Selain itu, mereka juga diminta melindungi pekerja dengan memberikan jaminan layaknya pekerja di sebuah perusahaan. Misalnya, asuransi BPJS Kesehatan, dan BPJS Ketenagakerjaan.
Karena itu, dia meminta pemerintah ikut turun tangan mengatur kebijakan pelaksanaan bisnis layanan aplikasi itu untuk memberikan jaminan pada pekerja, dan patuh pada aturan yang berlaku.
“Selama ini layanan ride sharing membuat tawaran sendiri melalui program yang dijalankan masing-masing korporasi atau biasa disebut aplikator,” ujar Wasekjen Bidang Kebijakan Publik ProDEM, Dedi Hardianto melalui keterangan tertulis ketika dilansir dari Bisnis.com pada Senin (5/2/2018).
Dia mencatat, dari belasan perusahaan sejenis terdapat 3 perusahaan ride sharing yang bersaing ketat, sementara sisanya layu sebelum berkembang, karena tidak memiliki konsep yang jelas.

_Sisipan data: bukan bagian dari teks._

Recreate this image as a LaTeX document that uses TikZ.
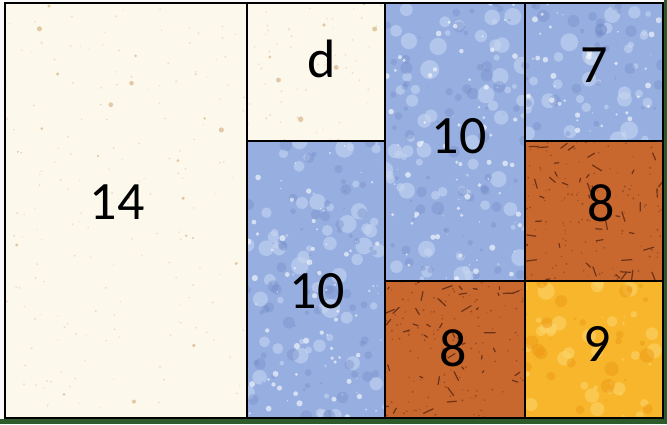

Tiga kelompok bisnis yang tersisa ini memiliki bisnis di bidang transportasi roda dua dan roda empat, hingga merambah ke jasa pijat, layanan antar barang dan makanan, tiket bioskop dan tenaga kebersihan.
Para aplikator itu, kata Dedi, membantah anggapan bahwa pola bisnisnya ada di sektor teknologi, perhubungan dan ketenagakerjaan. Hal ini, lanjutnya, berpotensi mengaburkan kewajiban pajak dan kewajiban lainnya yang seharusnya dibayarkan berdasarkan jenis bisnis yang ditawarkan.
“Kelompok aplikator ini menyebutkan mereka bergerak di bidang aplikasi, faktanya melibatkan sektor perhubungan melalui transportasi darat milik para pekerja yang bekerja tanpa gaji di perusahaan aplikator tersebut,” tegasnya.